Pesatnya perkembangan digitalisasi telah memberikan kontribusi dalam mengubah hampir seluruh lini kehidupan masyarakat. Perubahan tersebut jelas terlihat pada berbagai kegiatan maupun kebiasaan masyarakat termasuk dalam bertransaksi menggunakan sistem pembayaran uang elektronik, seperti mobile banking, Go-Pay, Dana, Ovo, Shopee Pay, dan lainnya. 

Saat ini sejumlah negara tengah mengembangkan sebuah sistem pembayaran yang lebih modern dan efisien dengan meluncurkan mata uang digital atau yang lebih dikenal dengan Central Bank Digital Currency (CBDC). 

Berbeda dari uang elektronik yang masih berbasis pada uang fiat (uang kertas dan uang logam) yang kemudian disetor dan disimpan dalam bentuk elektronik oleh bank komersial (commercial bank) ataupun perusahaan jasa keuangan non-bank, CBDC hadir untuk menggantikan uang fiat dan diterbitkan langsung oleh bank sentral.

Gagasan CBDC sebenarnya pertama kali muncul sebagai akibat terjadinya perkembangan cryptocurrency yang memiliki semangat menciptakan mata uang terdesentralisasi tanpa ada intervensi pemerintah. Untuk mengantisipasi hal tersebut terjadi, beberapa negara kini berupaya beradaptasi dengan cryptocurrency, salah satunya dengan meluncurkan CBDC.

Layaknya cryptocurrency, Central Bank Digital Currency (CBDC) menggunakan teknologi yang disebut “blockchain”. Blockchain merupakan teknologi yang memungkinkan sebuah sistem menyimpan data dengan menggunakan metode kriptografi yang dirancang sedemikian rupa sehingga  data  tersebut dapat  tersimpan  di  komputer dan dapat dikirim layaknya  email.

Teknologi blockchain bekerja dengan menggunakan algoritma matematika khusus dalam membuat dan memverifikasi data, sehingga data yang terverifikasi oleh blockchain tidak dapat dihapus dan hanya bisa ditambahkan.
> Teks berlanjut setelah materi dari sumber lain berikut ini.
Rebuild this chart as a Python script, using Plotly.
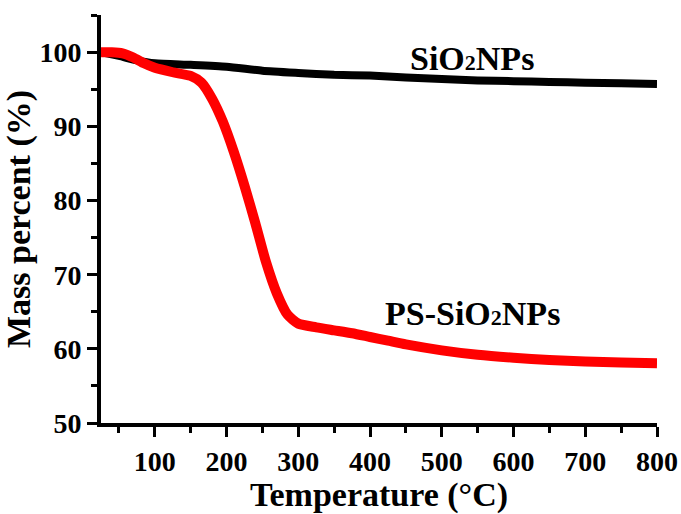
import plotly.graph_objects as go

# Thermogravimetric curves: temperature (°C) vs. remaining mass (%)
temp_sio2 = [25, 50, 75, 100, 150, 200, 250, 300, 350, 400, 450, 500, 550, 600, 650, 700, 750, 800]
mass_sio2 = [100.0, 99.5, 98.9, 98.5, 98.3, 98.05, 97.5, 97.2, 96.95, 96.85, 96.6, 96.4, 96.2, 96.1, 96.0, 95.9, 95.8, 95.7]

temp_ps = [25, 40, 55, 70, 85, 100, 125, 150, 165, 180, 195, 210, 225, 240, 255, 270, 285, 300,
           325, 350, 375, 400, 425, 450, 500, 550, 600, 650, 700, 750, 800]
mass_ps = [100.0, 100.0, 99.85, 99.3, 98.5, 97.9, 97.3, 96.8, 95.9, 93.7, 90.6, 86.6, 82.0, 77.0, 71.7, 67.5, 64.6, 63.4,
           62.9, 62.5, 62.1, 61.6, 61.1, 60.6, 59.8, 59.2, 58.8, 58.5, 58.3, 58.15, 58.05]

x_ticks = [100, 200, 300, 400, 500, 600, 700, 800]
y_ticks = [50, 60, 70, 80, 90, 100]

FONT = "Times New Roman, Liberation Serif, serif"

fig = go.Figure()
fig.add_trace(go.Scatter(x=temp_sio2, y=mass_sio2, mode="lines",
                         line=dict(color="black", width=8, shape="spline", smoothing=0.6),
                         showlegend=False))
fig.add_trace(go.Scatter(x=temp_ps, y=mass_ps, mode="lines",
                         line=dict(color="#ff0000", width=10, shape="spline", smoothing=0.6),
                         showlegend=False))

small2 = '<span style="font-size:22px">2</span>'
fig.add_annotation(x=453, y=99.1, xref="x", yref="y", xanchor="left", yanchor="middle",
                   text=f"SiO{small2}NPs", showarrow=False,
                   font=dict(family=FONT, size=34, color="black", weight="bold"))
fig.add_annotation(x=418.5, y=64.8, xref="x", yref="y", xanchor="left", yanchor="middle",
                   text=f"PS-SiO{small2}NPs", showarrow=False,
                   font=dict(family=FONT, size=34, color="black", weight="bold"))

axis_common = dict(
    showline=True, linecolor="black", linewidth=4,
    ticks="outside", ticklen=10, tickwidth=3, tickcolor="black",
    showgrid=False, zeroline=False, mirror=False, automargin=False,
    tickfont=dict(family=FONT, size=28, color="black", weight="bold"),
)

fig.update_xaxes(
    range=[25, 800], tickvals=x_ticks, ticktext=[str(v) for v in x_ticks],
    minor=dict(tickvals=[50, 150, 250, 350, 450, 550, 650, 750], ticks="outside",
               ticklen=6, tickwidth=3, tickcolor="black"),
    title=dict(text="Temperature (°C)", standoff=12,
               font=dict(family=FONT, size=34, color="black", weight="bold")),
    **axis_common,
)
fig.update_yaxes(
    range=[50, 105.02], tickvals=y_ticks, ticktext=[str(v) for v in y_ticks],
    minor=dict(tickvals=[55, 65, 75, 85, 95, 105], ticks="outside",
               ticklen=6, tickwidth=3, tickcolor="black"),
    title=dict(text="Mass percent (%)", standoff=8,
               font=dict(family=FONT, size=34, color="black", weight="bold")),
    **axis_common,
)

fig.update_layout(
    width=681, height=514,
    margin=dict(l=101, r=24, t=15, b=91),
    paper_bgcolor="white", plot_bgcolor="white",
)

fig.write_html("out.html")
Kumpulan data-data pada blockchain nantinya akan membentuk sebuah rangkaian blok yang saling berhubungan dengan rangkaian blok lainnya layaknya sebuah rantai.
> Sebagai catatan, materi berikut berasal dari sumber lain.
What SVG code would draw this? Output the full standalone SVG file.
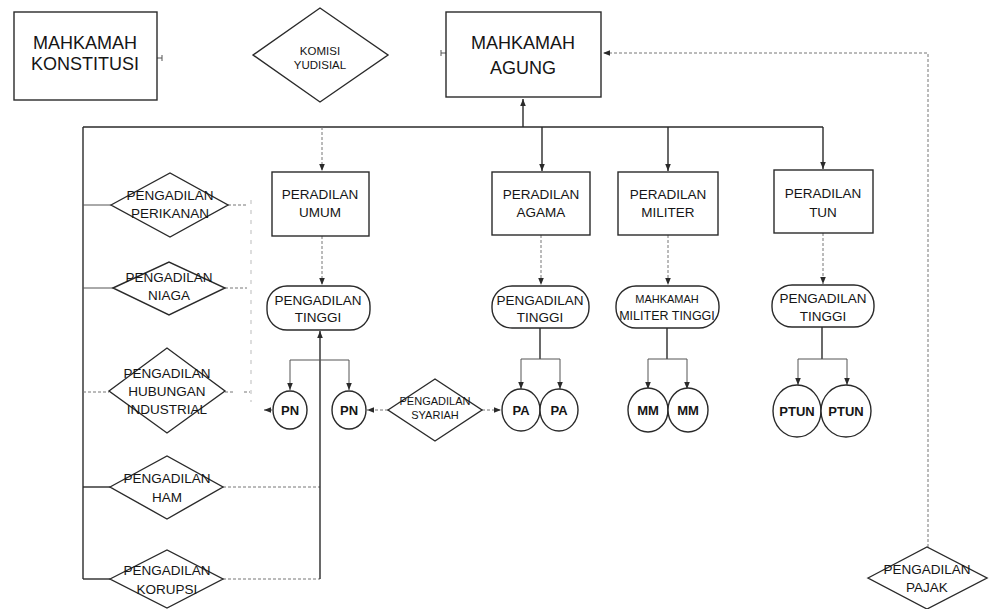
<svg xmlns="http://www.w3.org/2000/svg" width="991" height="609" viewBox="0 0 991 609">
<defs>
<marker id="ah" viewBox="0 0 10 10" refX="10" refY="5" markerWidth="7" markerHeight="7" markerUnits="userSpaceOnUse" orient="auto"><path d="M0,1 L10,5 L0,9 z" fill="#2a2a2a"/></marker>
<style>
text{font-family:"Liberation Sans",Arial,sans-serif;fill:#151515;text-anchor:middle}
.box{fill:#fff;stroke:#2a2a2a;stroke-width:1.4}
.big{font-size:18px}
.mid{font-size:13.5px}
.sm{font-size:11.5px}
.cir{font-size:13px;font-weight:bold}
.solid{fill:none;stroke:#2a2a2a;stroke-width:1.4}
.thin{fill:none;stroke:#555;stroke-width:1}
.dot{fill:none;stroke:#777;stroke-width:1;stroke-dasharray:3 2}
.faint{fill:none;stroke:#bbb;stroke-width:1;stroke-dasharray:4 6}
</style>
</defs>
<rect width="991" height="609" fill="#fff"/>

<g id="connectors">
<path class="solid" d="M523,127 V99" marker-end="url(#ah)"/>
<path class="solid" d="M83,127 H823"/>
<path class="dot" d="M322,127 V171" marker-end="url(#ah)"/>
<path class="solid" d="M542,127 V171" marker-end="url(#ah)"/>
<path class="solid" d="M668,127 V171" marker-end="url(#ah)"/>
<path class="solid" d="M823,127 V169" marker-end="url(#ah)"/>
<path class="solid" d="M83,127 V579"/>
<path class="thin" d="M83,205 H111"/>
<path class="thin" d="M83,288 H113"/>
<path class="dot" d="M83,392 H109"/>
<path class="solid" d="M83,487 H110"/>
<path class="solid" d="M83,579 H110"/>
<path class="dot" d="M228,205 H247"/>
<path class="dot" d="M225,288 H247"/>
<path class="dot" d="M225,392 H235 M244,392 H250"/>
<path class="dot" d="M223,487 H320"/>
<path class="dot" d="M223,579 H320"/>
<path class="faint" d="M251,200 V402"/>
<path class="solid" d="M320,579 V331" marker-end="url(#ah)"/>
<path class="thin" d="M290,360 H349"/>
<path class="thin" d="M290,360 V390" marker-end="url(#ah)"/>
<path class="thin" d="M349,360 V390" marker-end="url(#ah)"/>
<path class="dot" d="M322,236 V285" marker-end="url(#ah)"/>
<path class="dot" d="M541,235 V285" marker-end="url(#ah)"/>
<path class="dot" d="M668,235 V285" marker-end="url(#ah)"/>
<path class="dot" d="M823,233 V284" marker-end="url(#ah)"/>
<path class="solid" d="M540,328 V359"/>
<path class="thin" d="M521,359 H560"/>
<path class="thin" d="M521,359 V389" marker-end="url(#ah)"/>
<path class="thin" d="M560,359 V389" marker-end="url(#ah)"/>
<path class="solid" d="M667,328 V359"/>
<path class="thin" d="M648,359 H687"/>
<path class="thin" d="M648,359 V389" marker-end="url(#ah)"/>
<path class="thin" d="M687,359 V389" marker-end="url(#ah)"/>
<path class="solid" d="M822,327 V359"/>
<path class="thin" d="M798,359 H847"/>
<path class="thin" d="M798,359 V385" marker-end="url(#ah)"/>
<path class="thin" d="M847,359 V385" marker-end="url(#ah)"/>
<path class="dot" d="M388,410 H367" marker-end="url(#ah)"/>
<path class="dot" d="M482,410 H501" marker-end="url(#ah)"/>
<path class="thin" d="M272,410 H264" marker-end="url(#ah)"/>
<path class="dot" d="M928,547 V53 H603" marker-end="url(#ah)"/>
<path class="thin" d="M441,53 H446 M441,50 V56"/>
<path class="thin" d="M157,58 H162 M162,55 V61"/>
</g>

<g id="mahkamah-konstitusi">
<rect class="box" x="14" y="12" width="143" height="88"/>
<text class="big" x="85" y="49">MAHKAMAH</text>
<text class="big" x="85" y="70">KONSTITUSI</text>
</g>

<g id="komisi-yudisial">
<polygon class="box" points="253,55 320,8 388,55 320,102"/>
<text class="sm" x="320" y="55">KOMISI</text>
<text class="sm" x="320" y="69">YUDISIAL</text>
</g>

<g id="mahkamah-agung">
<rect class="box" x="446" y="12" width="155" height="85"/>
<text class="big" x="523" y="49">MAHKAMAH</text>
<text class="big" x="523" y="74">AGUNG</text>
</g>

<g id="peradilan-umum">
<rect class="box" x="272" y="172" width="97" height="64"/>
<text class="mid" x="320" y="199">PERADILAN</text>
<text class="mid" x="320" y="217">UMUM</text>
</g>
<g id="peradilan-agama">
<rect class="box" x="492" y="172" width="98" height="63"/>
<text class="mid" x="541" y="199">PERADILAN</text>
<text class="mid" x="541" y="217">AGAMA</text>
</g>
<g id="peradilan-militer">
<rect class="box" x="618" y="172" width="100" height="63"/>
<text class="mid" x="668" y="199">PERADILAN</text>
<text class="mid" x="668" y="217">MILITER</text>
</g>
<g id="peradilan-tun">
<rect class="box" x="774" y="170" width="99" height="63"/>
<text class="mid" x="823" y="198">PERADILAN</text>
<text class="mid" x="823" y="217">TUN</text>
</g>

<g id="pengadilan-tinggi-umum">
<rect class="box" x="267" y="286" width="103" height="44" rx="20" ry="20"/>
<text class="mid" x="318" y="305">PENGADILAN</text>
<text class="mid" x="318" y="322">TINGGI</text>
</g>
<g id="pengadilan-tinggi-agama">
<rect class="box" x="492" y="286" width="97" height="42" rx="20" ry="20"/>
<text class="mid" x="540" y="305">PENGADILAN</text>
<text class="mid" x="540" y="322">TINGGI</text>
</g>
<g id="mahkamah-militer-tinggi">
<rect class="box" x="616" y="286" width="103" height="42" rx="20" ry="20"/>
<text x="667" y="303" style="font-size:11px">MAHKAMAH</text>
<text x="667" y="320" style="font-size:12.5px">MILITER TINGGI</text>
</g>
<g id="pengadilan-tinggi-tun">
<rect class="box" x="772" y="285" width="102" height="42" rx="20" ry="20"/>
<text class="mid" x="823" y="303">PENGADILAN</text>
<text class="mid" x="823" y="321">TINGGI</text>
</g>

<g id="pengadilan-perikanan">
<polygon class="box" points="111,205 170,173 228,205 170,237"/>
<text class="mid" x="170" y="200">PENGADILAN</text>
<text class="mid" x="170" y="218">PERIKANAN</text>
</g>
<g id="pengadilan-niaga">
<polygon class="box" points="113,288 169,262 225,288 169,315"/>
<text class="mid" x="169" y="282">PENGADILAN</text>
<text class="mid" x="169" y="300">NIAGA</text>
</g>
<g id="pengadilan-hubungan-industrial">
<polygon class="box" points="109,391 167,348 225,391 167,433"/>
<text class="mid" x="167" y="378">PENGADILAN</text>
<text class="mid" x="167" y="396">HUBUNGAN</text>
<text class="mid" x="167" y="414">INDUSTRIAL</text>
</g>
<g id="pengadilan-ham">
<polygon class="box" points="110,487 167,456 223,487 167,519"/>
<text class="mid" x="167" y="483">PENGADILAN</text>
<text class="mid" x="167" y="502">HAM</text>
</g>
<g id="pengadilan-korupsi">
<polygon class="box" points="110,579 167,550 223,579 167,608"/>
<text class="mid" x="167" y="575">PENGADILAN</text>
<text class="mid" x="167" y="594">KORUPSI</text>
</g>
<g id="pengadilan-syariah">
<polygon class="box" points="388,410 435,379 482,410 435,441"/>
<text x="435" y="405" style="font-size:11px">PENGADILAN</text>
<text x="435" y="419" style="font-size:11px">SYARIAH</text>
</g>
<g id="pengadilan-pajak">
<polygon class="box" points="868,578 927,547 987,578 927,609"/>
<text class="mid" x="927" y="574">PENGADILAN</text>
<text class="mid" x="927" y="592">PAJAK</text>
</g>

<g id="pn-1"><ellipse class="box" cx="290" cy="410" rx="17" ry="19"/><text class="cir" x="290" y="415">PN</text></g>
<g id="pn-2"><ellipse class="box" cx="349" cy="410" rx="17" ry="19"/><text class="cir" x="349" y="415">PN</text></g>
<g id="pa-1"><ellipse class="box" cx="521" cy="410" rx="19" ry="21"/><text class="cir" x="521" y="415">PA</text></g>
<g id="pa-2"><ellipse class="box" cx="559" cy="410" rx="19" ry="21"/><text class="cir" x="559" y="415">PA</text></g>
<g id="mm-1"><ellipse class="box" cx="648" cy="410" rx="20" ry="22"/><text class="cir" x="648" y="415">MM</text></g>
<g id="mm-2"><ellipse class="box" cx="688" cy="410" rx="20" ry="22"/><text class="cir" x="688" y="415">MM</text></g>
<g id="ptun-1"><ellipse class="box" cx="797" cy="411" rx="24" ry="26"/><text class="cir" x="797" y="416">PTUN</text></g>
<g id="ptun-2"><ellipse class="box" cx="846" cy="411" rx="25" ry="26"/><text class="cir" x="846" y="416">PTUN</text></g>
</svg>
CBDC juga memungkinkan penggunanya untuk bertransaksi langsung dengan bank sentral sebagai instansi pencetak uang, tanpa adanya peran pihak ketiga atau bank komersial (commercial bank). Bertransaksi menggunakan CBDC akan jauh lebih cepat, lebih murah, dan lebih efektif jika dibanding menggunakan uang fiat ataupun uang elektronik, khususnya untuk bertransaksi ke luar negeri karena tidak lagi melibatkan peran bank komersial (commercial bank). 

Menurut pendapat para pakar ekonom dunia, kehadiran CBDC akan mengancam eksistensi dan peran bank komersial (commercial bank) dalam menghimpun dan/atau mengalirkan dana masyarakat, sehingga bukan tidak mungkin di masa depan, peranan bank komersial (commercial bank) akan menjadi lebih minim, ataupun bahkan menjadi hilang. 

Lalu bagaimana perkembangan CBDC di Indonesia?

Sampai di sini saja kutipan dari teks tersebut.